(begin)

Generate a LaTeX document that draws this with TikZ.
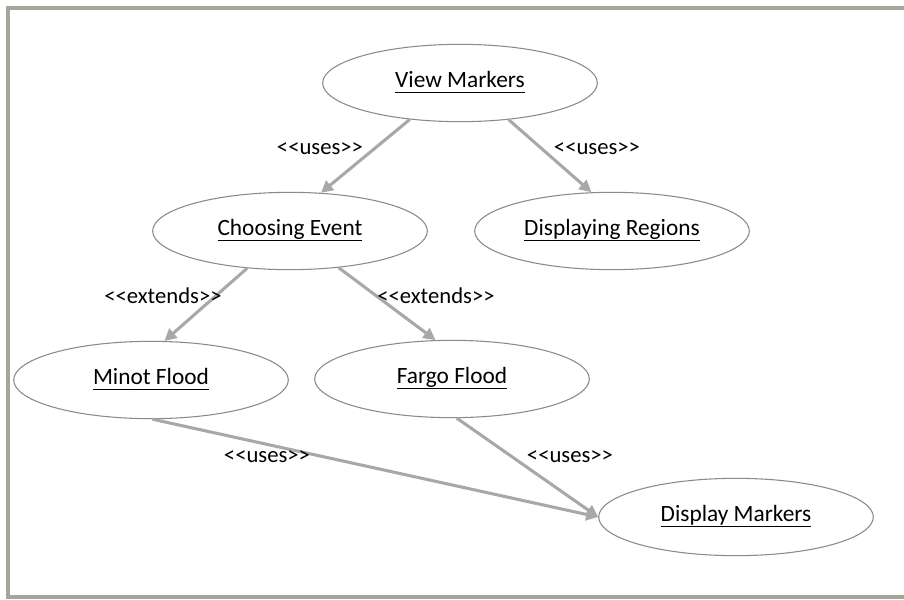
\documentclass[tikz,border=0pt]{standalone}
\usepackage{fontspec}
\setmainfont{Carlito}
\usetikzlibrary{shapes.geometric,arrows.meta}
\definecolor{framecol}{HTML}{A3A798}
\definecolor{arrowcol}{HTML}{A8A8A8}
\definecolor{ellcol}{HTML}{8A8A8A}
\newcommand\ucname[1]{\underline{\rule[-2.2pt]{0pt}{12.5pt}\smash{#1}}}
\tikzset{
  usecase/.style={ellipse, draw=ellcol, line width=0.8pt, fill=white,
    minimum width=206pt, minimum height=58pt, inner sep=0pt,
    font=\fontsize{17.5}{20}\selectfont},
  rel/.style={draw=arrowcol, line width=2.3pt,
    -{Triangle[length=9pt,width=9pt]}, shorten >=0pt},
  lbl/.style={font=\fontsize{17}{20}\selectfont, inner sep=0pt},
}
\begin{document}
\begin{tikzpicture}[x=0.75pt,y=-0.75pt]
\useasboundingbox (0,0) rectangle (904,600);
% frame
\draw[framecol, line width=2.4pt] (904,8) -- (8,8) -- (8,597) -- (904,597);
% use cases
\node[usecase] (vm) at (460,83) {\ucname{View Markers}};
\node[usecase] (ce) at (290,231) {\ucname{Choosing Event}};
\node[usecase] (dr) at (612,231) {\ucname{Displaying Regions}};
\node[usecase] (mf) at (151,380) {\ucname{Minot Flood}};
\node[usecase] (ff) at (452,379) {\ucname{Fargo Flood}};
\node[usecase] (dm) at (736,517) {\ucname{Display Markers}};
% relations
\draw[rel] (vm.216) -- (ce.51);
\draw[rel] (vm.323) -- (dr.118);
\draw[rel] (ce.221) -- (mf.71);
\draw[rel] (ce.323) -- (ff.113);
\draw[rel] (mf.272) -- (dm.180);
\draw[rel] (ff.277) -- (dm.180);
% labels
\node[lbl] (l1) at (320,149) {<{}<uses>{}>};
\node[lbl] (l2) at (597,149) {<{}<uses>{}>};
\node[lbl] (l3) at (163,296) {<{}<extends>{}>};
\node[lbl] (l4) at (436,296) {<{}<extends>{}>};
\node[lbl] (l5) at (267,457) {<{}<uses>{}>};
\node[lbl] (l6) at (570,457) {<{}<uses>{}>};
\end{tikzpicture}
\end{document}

(end)

What the task requires:
Quote everything in the listing above exactly; pictures are the only thing to omit.

Complete response:
Generate a LaTeX document that draws this with TikZ.
\documentclass[tikz,border=0pt]{standalone}
\usepackage{fontspec}
\setmainfont{Carlito}
\usetikzlibrary{shapes.geometric,arrows.meta}
\definecolor{framecol}{HTML}{A3A798}
\definecolor{arrowcol}{HTML}{A8A8A8}
\definecolor{ellcol}{HTML}{8A8A8A}
\newcommand\ucname[1]{\underline{\rule[-2.2pt]{0pt}{12.5pt}\smash{#1}}}
\tikzset{
  usecase/.style={ellipse, draw=ellcol, line width=0.8pt, fill=white,
    minimum width=206pt, minimum height=58pt, inner sep=0pt,
    font=\fontsize{17.5}{20}\selectfont},
  rel/.style={draw=arrowcol, line width=2.3pt,
    -{Triangle[length=9pt,width=9pt]}, shorten >=0pt},
  lbl/.style={font=\fontsize{17}{20}\selectfont, inner sep=0pt},
}
\begin{document}
\begin{tikzpicture}[x=0.75pt,y=-0.75pt]
\useasboundingbox (0,0) rectangle (904,600);
% frame
\draw[framecol, line width=2.4pt] (904,8) -- (8,8) -- (8,597) -- (904,597);
% use cases
\node[usecase] (vm) at (460,83) {\ucname{View Markers}};
\node[usecase] (ce) at (290,231) {\ucname{Choosing Event}};
\node[usecase] (dr) at (612,231) {\ucname{Displaying Regions}};
\node[usecase] (mf) at (151,380) {\ucname{Minot Flood}};
\node[usecase] (ff) at (452,379) {\ucname{Fargo Flood}};
\node[usecase] (dm) at (736,517) {\ucname{Display Markers}};
% relations
\draw[rel] (vm.216) -- (ce.51);
\draw[rel] (vm.323) -- (dr.118);
\draw[rel] (ce.221) -- (mf.71);
\draw[rel] (ce.323) -- (ff.113);
\draw[rel] (mf.272) -- (dm.180);
\draw[rel] (ff.277) -- (dm.180);
% labels
\node[lbl] (l1) at (320,149) {<{}<uses>{}>};
\node[lbl] (l2) at (597,149) {<{}<uses>{}>};
\node[lbl] (l3) at (163,296) {<{}<extends>{}>};
\node[lbl] (l4) at (436,296) {<{}<extends>{}>};
\node[lbl] (l5) at (267,457) {<{}<uses>{}>};
\node[lbl] (l6) at (570,457) {<{}<uses>{}>};
\end{tikzpicture}
\end{document}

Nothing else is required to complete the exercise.